-- What you need to do --
Starting from the top of the material, restate each line exactly until the line that contains "(0,0) rectangle (3880,2882);", which is also copied. Pictures are excluded.

-- Material --

◆ ◆ ◆ ◆ ◆ ◆ ◆

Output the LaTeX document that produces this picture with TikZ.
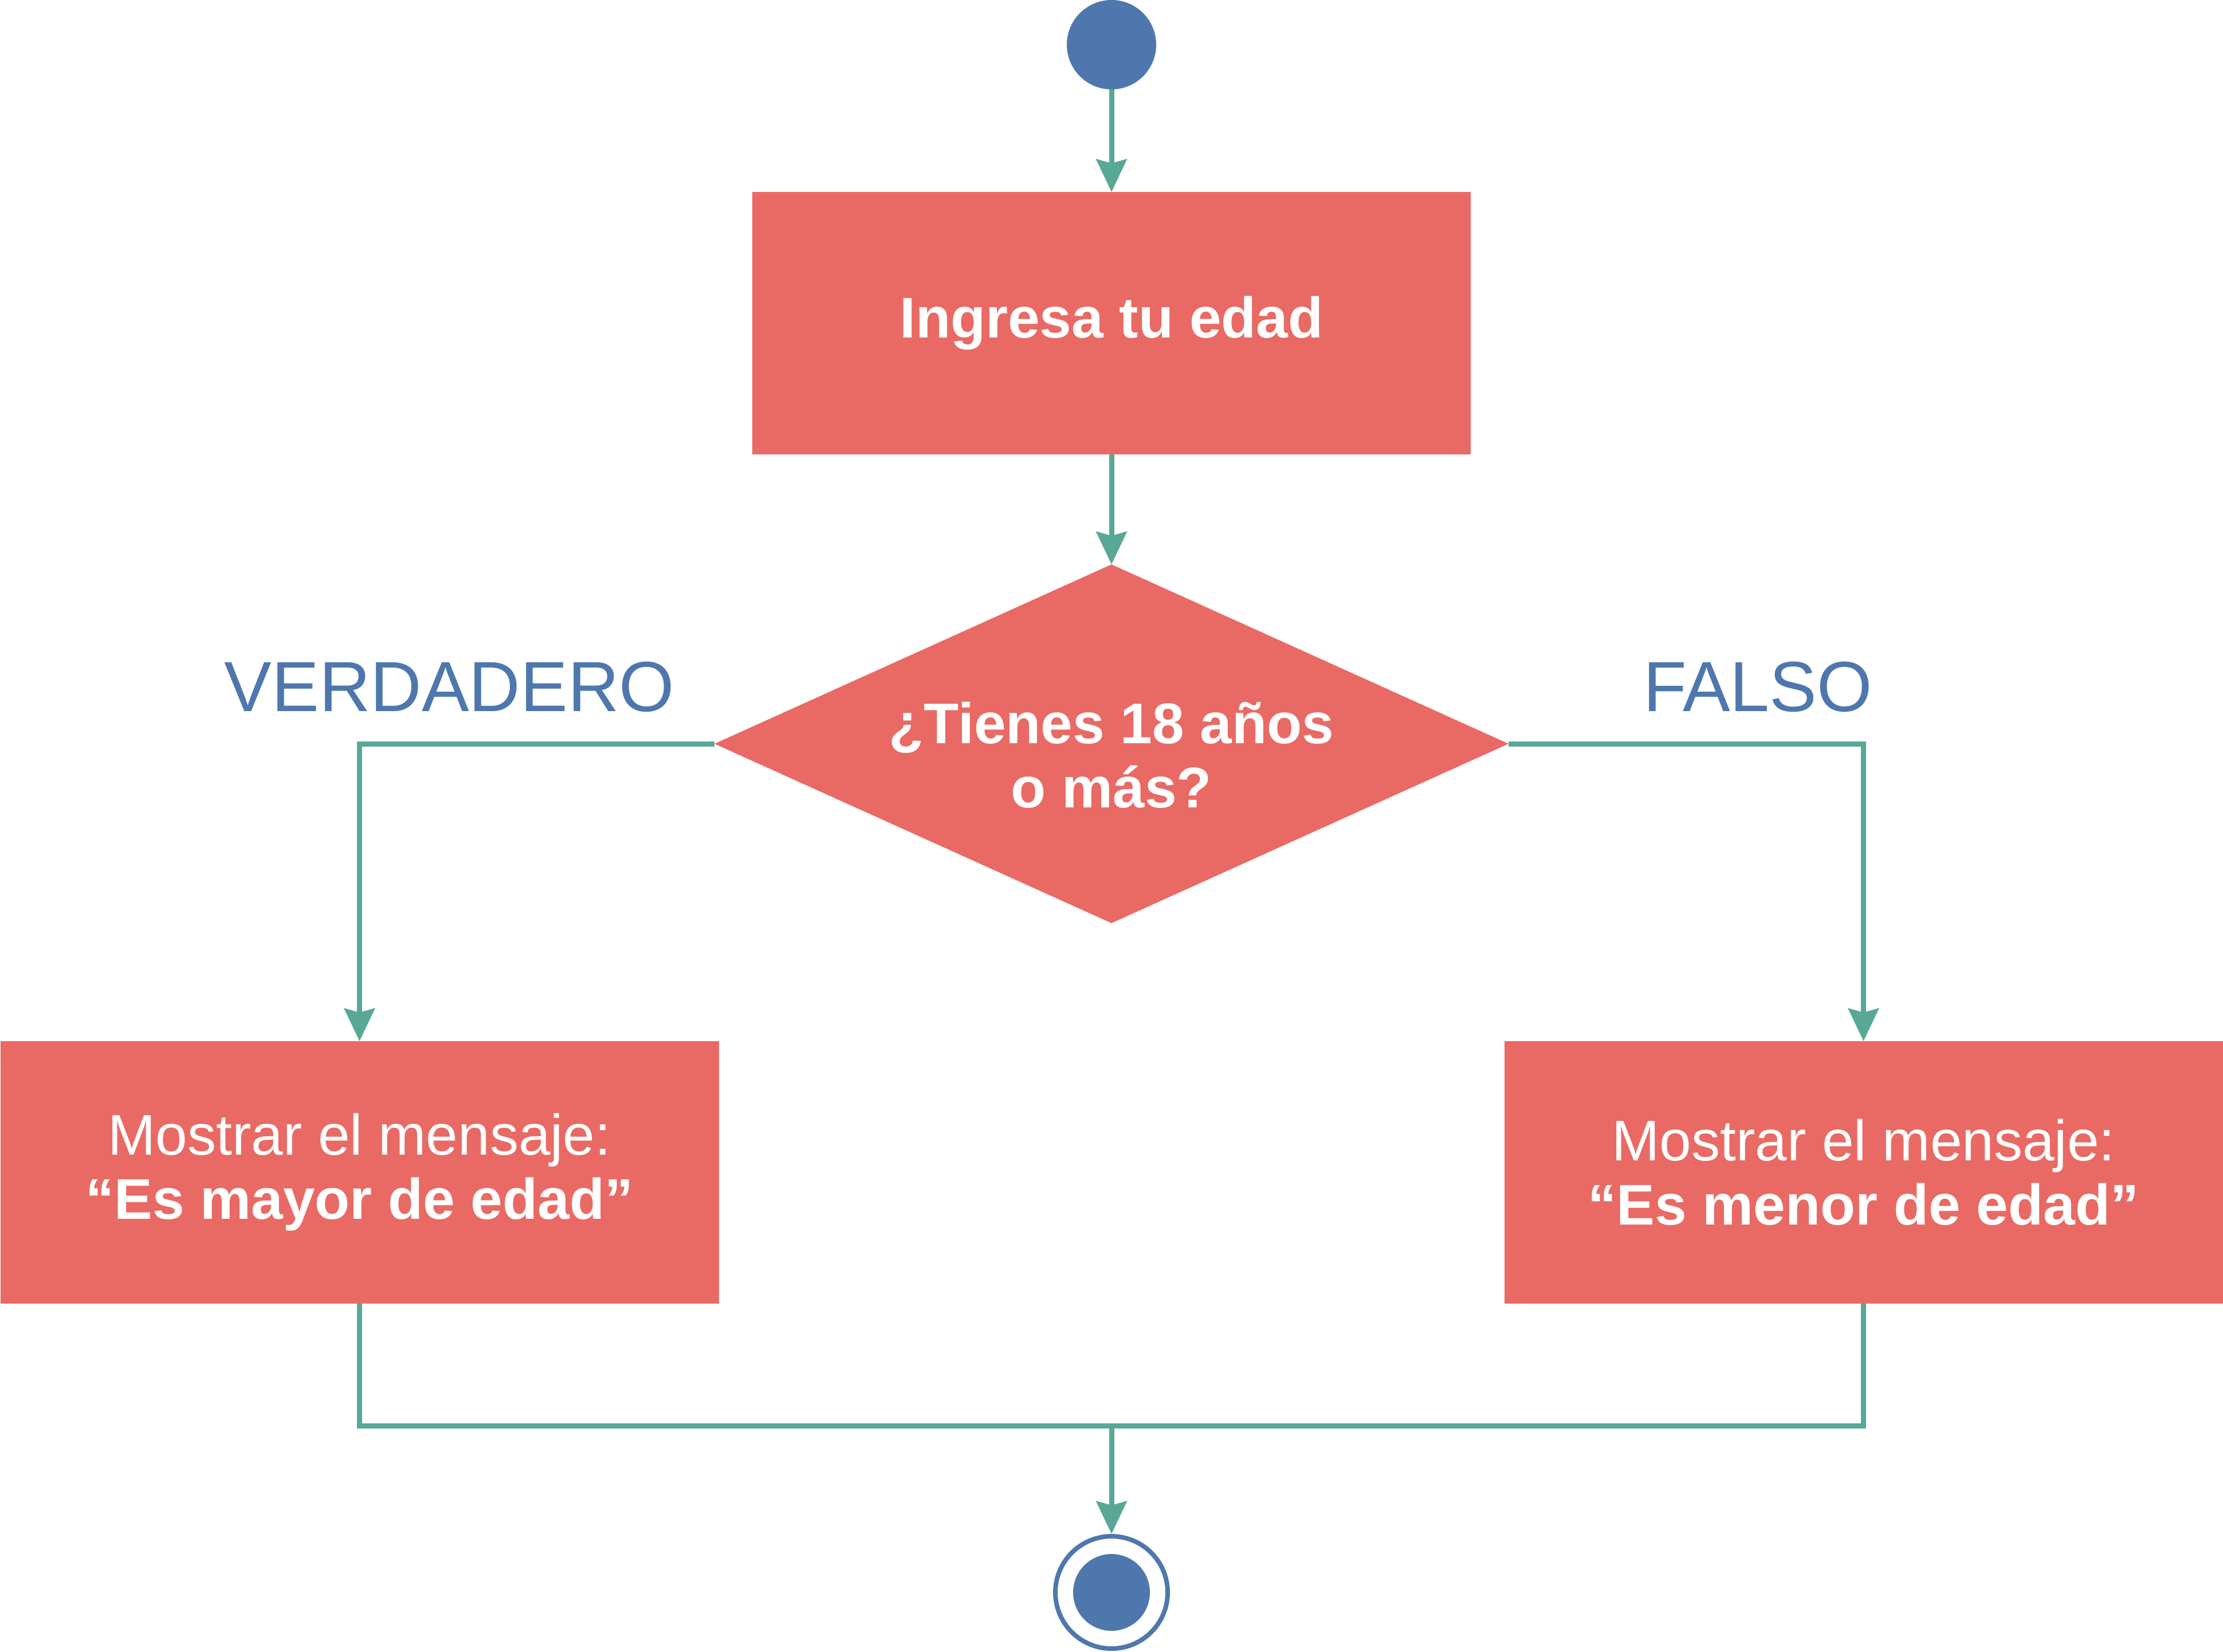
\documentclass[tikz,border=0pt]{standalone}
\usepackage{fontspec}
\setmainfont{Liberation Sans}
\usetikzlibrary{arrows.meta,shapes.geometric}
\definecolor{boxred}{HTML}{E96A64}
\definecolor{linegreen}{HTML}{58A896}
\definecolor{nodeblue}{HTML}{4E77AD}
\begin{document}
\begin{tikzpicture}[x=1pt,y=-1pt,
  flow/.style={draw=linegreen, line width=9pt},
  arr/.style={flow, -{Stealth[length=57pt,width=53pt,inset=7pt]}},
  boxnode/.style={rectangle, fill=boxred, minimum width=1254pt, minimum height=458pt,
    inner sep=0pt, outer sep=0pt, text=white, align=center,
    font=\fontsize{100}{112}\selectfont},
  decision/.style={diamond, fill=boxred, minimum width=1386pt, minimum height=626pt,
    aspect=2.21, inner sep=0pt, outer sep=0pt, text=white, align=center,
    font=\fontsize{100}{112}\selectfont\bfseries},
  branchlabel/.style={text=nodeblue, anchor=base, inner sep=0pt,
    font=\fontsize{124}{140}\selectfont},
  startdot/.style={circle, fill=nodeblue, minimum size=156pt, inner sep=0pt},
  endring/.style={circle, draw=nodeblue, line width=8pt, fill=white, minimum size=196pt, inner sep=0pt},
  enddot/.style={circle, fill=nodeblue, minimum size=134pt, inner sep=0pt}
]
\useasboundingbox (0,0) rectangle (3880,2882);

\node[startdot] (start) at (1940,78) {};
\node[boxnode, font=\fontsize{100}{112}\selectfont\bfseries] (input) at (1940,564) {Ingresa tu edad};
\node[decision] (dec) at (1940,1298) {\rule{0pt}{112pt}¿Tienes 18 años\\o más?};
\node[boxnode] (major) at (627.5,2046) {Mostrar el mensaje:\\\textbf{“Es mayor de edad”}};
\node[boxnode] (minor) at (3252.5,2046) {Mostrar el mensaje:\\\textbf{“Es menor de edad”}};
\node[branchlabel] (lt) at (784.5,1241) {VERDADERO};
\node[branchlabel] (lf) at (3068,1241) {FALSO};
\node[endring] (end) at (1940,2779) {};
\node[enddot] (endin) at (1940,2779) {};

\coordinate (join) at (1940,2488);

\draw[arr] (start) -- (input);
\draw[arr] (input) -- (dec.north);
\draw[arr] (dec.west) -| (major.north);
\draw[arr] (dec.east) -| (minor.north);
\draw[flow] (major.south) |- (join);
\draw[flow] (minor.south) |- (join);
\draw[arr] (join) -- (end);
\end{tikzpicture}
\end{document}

◆ ◆ ◆ ◆ ◆ ◆ ◆

-- Final result --
Output the LaTeX document that produces this picture with TikZ.
\documentclass[tikz,border=0pt]{standalone}
\usepackage{fontspec}
\setmainfont{Liberation Sans}
\usetikzlibrary{arrows.meta,shapes.geometric}
\definecolor{boxred}{HTML}{E96A64}
\definecolor{linegreen}{HTML}{58A896}
\definecolor{nodeblue}{HTML}{4E77AD}
\begin{document}
\begin{tikzpicture}[x=1pt,y=-1pt,
  flow/.style={draw=linegreen, line width=9pt},
  arr/.style={flow, -{Stealth[length=57pt,width=53pt,inset=7pt]}},
  boxnode/.style={rectangle, fill=boxred, minimum width=1254pt, minimum height=458pt,
    inner sep=0pt, outer sep=0pt, text=white, align=center,
    font=\fontsize{100}{112}\selectfont},
  decision/.style={diamond, fill=boxred, minimum width=1386pt, minimum height=626pt,
    aspect=2.21, inner sep=0pt, outer sep=0pt, text=white, align=center,
    font=\fontsize{100}{112}\selectfont\bfseries},
  branchlabel/.style={text=nodeblue, anchor=base, inner sep=0pt,
    font=\fontsize{124}{140}\selectfont},
  startdot/.style={circle, fill=nodeblue, minimum size=156pt, inner sep=0pt},
  endring/.style={circle, draw=nodeblue, line width=8pt, fill=white, minimum size=196pt, inner sep=0pt},
  enddot/.style={circle, fill=nodeblue, minimum size=134pt, inner sep=0pt}
]
\useasboundingbox (0,0) rectangle (3880,2882);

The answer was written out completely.